▶ **EXERCISE PROMPT**
Repeat the lines that follow, leaving nothing out.

▼

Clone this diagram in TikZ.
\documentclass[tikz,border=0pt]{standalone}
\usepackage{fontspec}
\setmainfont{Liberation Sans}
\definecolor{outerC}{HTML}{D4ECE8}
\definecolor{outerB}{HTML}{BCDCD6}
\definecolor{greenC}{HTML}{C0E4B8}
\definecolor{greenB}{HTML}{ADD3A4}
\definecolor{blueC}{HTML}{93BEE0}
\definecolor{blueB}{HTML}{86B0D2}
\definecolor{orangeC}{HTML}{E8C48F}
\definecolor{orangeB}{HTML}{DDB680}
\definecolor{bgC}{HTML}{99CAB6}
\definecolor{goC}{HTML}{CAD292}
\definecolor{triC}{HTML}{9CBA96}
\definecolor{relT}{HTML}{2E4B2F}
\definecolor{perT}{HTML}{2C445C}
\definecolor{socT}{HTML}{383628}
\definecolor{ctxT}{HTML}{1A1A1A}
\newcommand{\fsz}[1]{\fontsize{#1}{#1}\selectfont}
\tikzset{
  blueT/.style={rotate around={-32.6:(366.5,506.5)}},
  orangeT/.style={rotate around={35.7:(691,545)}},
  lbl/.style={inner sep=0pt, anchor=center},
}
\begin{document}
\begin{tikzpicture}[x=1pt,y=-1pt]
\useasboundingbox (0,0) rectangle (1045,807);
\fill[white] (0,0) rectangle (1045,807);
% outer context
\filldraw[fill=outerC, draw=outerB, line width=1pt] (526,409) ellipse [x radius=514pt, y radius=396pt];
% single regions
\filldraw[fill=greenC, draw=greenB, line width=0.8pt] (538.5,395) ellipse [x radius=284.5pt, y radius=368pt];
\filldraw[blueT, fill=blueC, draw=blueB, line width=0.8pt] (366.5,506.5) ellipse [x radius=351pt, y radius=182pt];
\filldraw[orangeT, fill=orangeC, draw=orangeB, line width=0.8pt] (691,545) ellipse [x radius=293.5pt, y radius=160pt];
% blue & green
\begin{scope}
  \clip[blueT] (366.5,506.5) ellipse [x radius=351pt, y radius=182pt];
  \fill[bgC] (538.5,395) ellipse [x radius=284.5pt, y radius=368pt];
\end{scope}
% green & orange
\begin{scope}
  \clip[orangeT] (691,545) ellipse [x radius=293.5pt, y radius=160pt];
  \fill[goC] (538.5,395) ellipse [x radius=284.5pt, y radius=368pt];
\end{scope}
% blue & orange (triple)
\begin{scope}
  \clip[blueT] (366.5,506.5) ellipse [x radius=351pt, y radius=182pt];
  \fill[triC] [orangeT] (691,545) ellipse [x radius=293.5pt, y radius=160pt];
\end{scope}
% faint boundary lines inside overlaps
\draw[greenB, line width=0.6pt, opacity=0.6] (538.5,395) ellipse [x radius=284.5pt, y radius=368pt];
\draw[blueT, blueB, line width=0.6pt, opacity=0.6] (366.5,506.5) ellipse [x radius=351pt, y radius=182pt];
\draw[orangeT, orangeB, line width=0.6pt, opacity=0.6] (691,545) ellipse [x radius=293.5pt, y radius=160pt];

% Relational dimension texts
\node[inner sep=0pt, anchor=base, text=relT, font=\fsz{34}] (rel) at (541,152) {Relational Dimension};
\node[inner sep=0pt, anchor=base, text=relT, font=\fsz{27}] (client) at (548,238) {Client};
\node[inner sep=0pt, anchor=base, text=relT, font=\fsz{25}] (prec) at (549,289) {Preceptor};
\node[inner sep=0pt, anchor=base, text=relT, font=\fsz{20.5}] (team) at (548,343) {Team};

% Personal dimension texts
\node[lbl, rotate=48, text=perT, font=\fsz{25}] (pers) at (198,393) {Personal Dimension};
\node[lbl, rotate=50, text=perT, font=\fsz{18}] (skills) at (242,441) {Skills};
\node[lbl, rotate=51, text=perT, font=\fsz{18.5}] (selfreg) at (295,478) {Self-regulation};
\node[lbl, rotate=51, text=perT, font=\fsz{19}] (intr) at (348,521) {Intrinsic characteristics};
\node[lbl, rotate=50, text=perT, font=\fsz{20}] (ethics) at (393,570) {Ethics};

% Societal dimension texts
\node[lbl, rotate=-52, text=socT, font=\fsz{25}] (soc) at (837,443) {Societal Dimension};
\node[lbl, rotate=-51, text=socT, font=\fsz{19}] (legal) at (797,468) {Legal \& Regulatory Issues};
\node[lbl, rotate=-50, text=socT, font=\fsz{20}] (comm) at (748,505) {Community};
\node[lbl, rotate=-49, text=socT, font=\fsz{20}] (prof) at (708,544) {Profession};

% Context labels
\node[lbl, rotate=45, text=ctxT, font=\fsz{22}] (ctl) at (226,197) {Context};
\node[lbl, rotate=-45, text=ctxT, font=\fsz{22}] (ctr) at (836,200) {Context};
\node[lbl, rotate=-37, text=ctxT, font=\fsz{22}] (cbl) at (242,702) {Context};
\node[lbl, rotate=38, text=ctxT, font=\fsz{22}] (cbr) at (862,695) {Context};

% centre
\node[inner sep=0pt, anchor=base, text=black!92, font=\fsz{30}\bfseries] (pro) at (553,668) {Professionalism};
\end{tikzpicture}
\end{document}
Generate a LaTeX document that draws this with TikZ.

▲

▶ **FULL OUTPUT**
Clone this diagram in TikZ.
\documentclass[tikz,border=0pt]{standalone}
\usepackage{fontspec}
\setmainfont{Liberation Sans}
\definecolor{outerC}{HTML}{D4ECE8}
\definecolor{outerB}{HTML}{BCDCD6}
\definecolor{greenC}{HTML}{C0E4B8}
\definecolor{greenB}{HTML}{ADD3A4}
\definecolor{blueC}{HTML}{93BEE0}
\definecolor{blueB}{HTML}{86B0D2}
\definecolor{orangeC}{HTML}{E8C48F}
\definecolor{orangeB}{HTML}{DDB680}
\definecolor{bgC}{HTML}{99CAB6}
\definecolor{goC}{HTML}{CAD292}
\definecolor{triC}{HTML}{9CBA96}
\definecolor{relT}{HTML}{2E4B2F}
\definecolor{perT}{HTML}{2C445C}
\definecolor{socT}{HTML}{383628}
\definecolor{ctxT}{HTML}{1A1A1A}
\newcommand{\fsz}[1]{\fontsize{#1}{#1}\selectfont}
\tikzset{
  blueT/.style={rotate around={-32.6:(366.5,506.5)}},
  orangeT/.style={rotate around={35.7:(691,545)}},
  lbl/.style={inner sep=0pt, anchor=center},
}
\begin{document}
\begin{tikzpicture}[x=1pt,y=-1pt]
\useasboundingbox (0,0) rectangle (1045,807);
\fill[white] (0,0) rectangle (1045,807);
% outer context
\filldraw[fill=outerC, draw=outerB, line width=1pt] (526,409) ellipse [x radius=514pt, y radius=396pt];
% single regions
\filldraw[fill=greenC, draw=greenB, line width=0.8pt] (538.5,395) ellipse [x radius=284.5pt, y radius=368pt];
\filldraw[blueT, fill=blueC, draw=blueB, line width=0.8pt] (366.5,506.5) ellipse [x radius=351pt, y radius=182pt];
\filldraw[orangeT, fill=orangeC, draw=orangeB, line width=0.8pt] (691,545) ellipse [x radius=293.5pt, y radius=160pt];
% blue & green
\begin{scope}
  \clip[blueT] (366.5,506.5) ellipse [x radius=351pt, y radius=182pt];
  \fill[bgC] (538.5,395) ellipse [x radius=284.5pt, y radius=368pt];
\end{scope}
% green & orange
\begin{scope}
  \clip[orangeT] (691,545) ellipse [x radius=293.5pt, y radius=160pt];
  \fill[goC] (538.5,395) ellipse [x radius=284.5pt, y radius=368pt];
\end{scope}
% blue & orange (triple)
\begin{scope}
  \clip[blueT] (366.5,506.5) ellipse [x radius=351pt, y radius=182pt];
  \fill[triC] [orangeT] (691,545) ellipse [x radius=293.5pt, y radius=160pt];
\end{scope}
% faint boundary lines inside overlaps
\draw[greenB, line width=0.6pt, opacity=0.6] (538.5,395) ellipse [x radius=284.5pt, y radius=368pt];
\draw[blueT, blueB, line width=0.6pt, opacity=0.6] (366.5,506.5) ellipse [x radius=351pt, y radius=182pt];
\draw[orangeT, orangeB, line width=0.6pt, opacity=0.6] (691,545) ellipse [x radius=293.5pt, y radius=160pt];

% Relational dimension texts
\node[inner sep=0pt, anchor=base, text=relT, font=\fsz{34}] (rel) at (541,152) {Relational Dimension};
\node[inner sep=0pt, anchor=base, text=relT, font=\fsz{27}] (client) at (548,238) {Client};
\node[inner sep=0pt, anchor=base, text=relT, font=\fsz{25}] (prec) at (549,289) {Preceptor};
\node[inner sep=0pt, anchor=base, text=relT, font=\fsz{20.5}] (team) at (548,343) {Team};

% Personal dimension texts
\node[lbl, rotate=48, text=perT, font=\fsz{25}] (pers) at (198,393) {Personal Dimension};
\node[lbl, rotate=50, text=perT, font=\fsz{18}] (skills) at (242,441) {Skills};
\node[lbl, rotate=51, text=perT, font=\fsz{18.5}] (selfreg) at (295,478) {Self-regulation};
\node[lbl, rotate=51, text=perT, font=\fsz{19}] (intr) at (348,521) {Intrinsic characteristics};
\node[lbl, rotate=50, text=perT, font=\fsz{20}] (ethics) at (393,570) {Ethics};

% Societal dimension texts
\node[lbl, rotate=-52, text=socT, font=\fsz{25}] (soc) at (837,443) {Societal Dimension};
\node[lbl, rotate=-51, text=socT, font=\fsz{19}] (legal) at (797,468) {Legal \& Regulatory Issues};
\node[lbl, rotate=-50, text=socT, font=\fsz{20}] (comm) at (748,505) {Community};
\node[lbl, rotate=-49, text=socT, font=\fsz{20}] (prof) at (708,544) {Profession};

% Context labels
\node[lbl, rotate=45, text=ctxT, font=\fsz{22}] (ctl) at (226,197) {Context};
\node[lbl, rotate=-45, text=ctxT, font=\fsz{22}] (ctr) at (836,200) {Context};
\node[lbl, rotate=-37, text=ctxT, font=\fsz{22}] (cbl) at (242,702) {Context};
\node[lbl, rotate=38, text=ctxT, font=\fsz{22}] (cbr) at (862,695) {Context};

% centre
\node[inner sep=0pt, anchor=base, text=black!92, font=\fsz{30}\bfseries] (pro) at (553,668) {Professionalism};
\end{tikzpicture}
\end{document}
Generate a LaTeX document that draws this with TikZ.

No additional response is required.